I battle on. '...brilliant, seminal... influential... amazingly clever... I'm struggling here... peers of the realm... no, you know, Best Painters Of All Time. And the blueprint ... what is the word I want? Embryonic.... No...'

'Foundation?'

'Spearheading.... No. Archetypal! No. I nearly had it then. Forerunner. Oh God, what is it? The... the...  I'm trying to describe that he was the-one-that-began-it-all-and-encapsulates-it-all Renaissance Man.'

'Trouble is, by throwing all those words at me you've done my head in too. Didn't it say in the exhibition?'

'Probably.'

'Didn't he design the aeroplane that Howard Hughes crashed?' asks Dan before I can look up the exhibition booklet. 'As well as designing the theme tune for... it wasn't Civilization? Men at War. World at War. World at One. What was that programme?'

'Give me the tune.'

'It wasn't a tune! It was a man on a circle doing star jumps...'

'Hang on, hang on... yes, you're right, he did design that ... that...'

'...app?'

'No the... credits for...'

'...the credit crunch...'

'Oh God!' I'm weeping and I can't breathe. 'Please let my brain catch up!'

'Didn't he design a helicopter?

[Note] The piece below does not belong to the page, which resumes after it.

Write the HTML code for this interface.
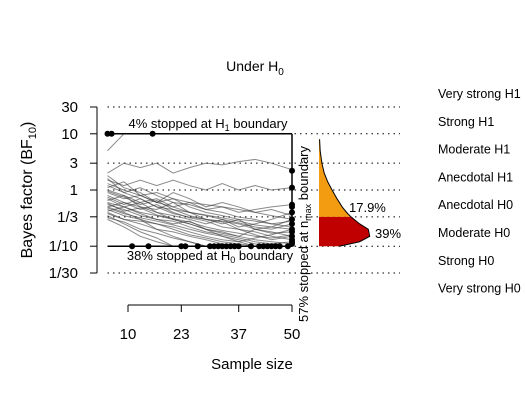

I'm sure he designed a helicopter and then he went on to design an aeroplane that Howard Hughes crashed but he didn't quite finish it, that was the problem. He left out the landing gear...'

'World in Action!' I say, triumphant. 'It says here, the centrepiece of the World in Action theme tune...'

'It wasn't a tune!'

'...titles was Leonardo...'

'...di Caprio doing star jumps.'

Thank God. Dan's gone out of range. Deep breaths, deep breaths. Haaa. Deep sigh. Composure. Now, let's look at my Leonardo exhibition booklet. Oh. It doesn't say he was a Renaissance Man at all. It says he was a polymath.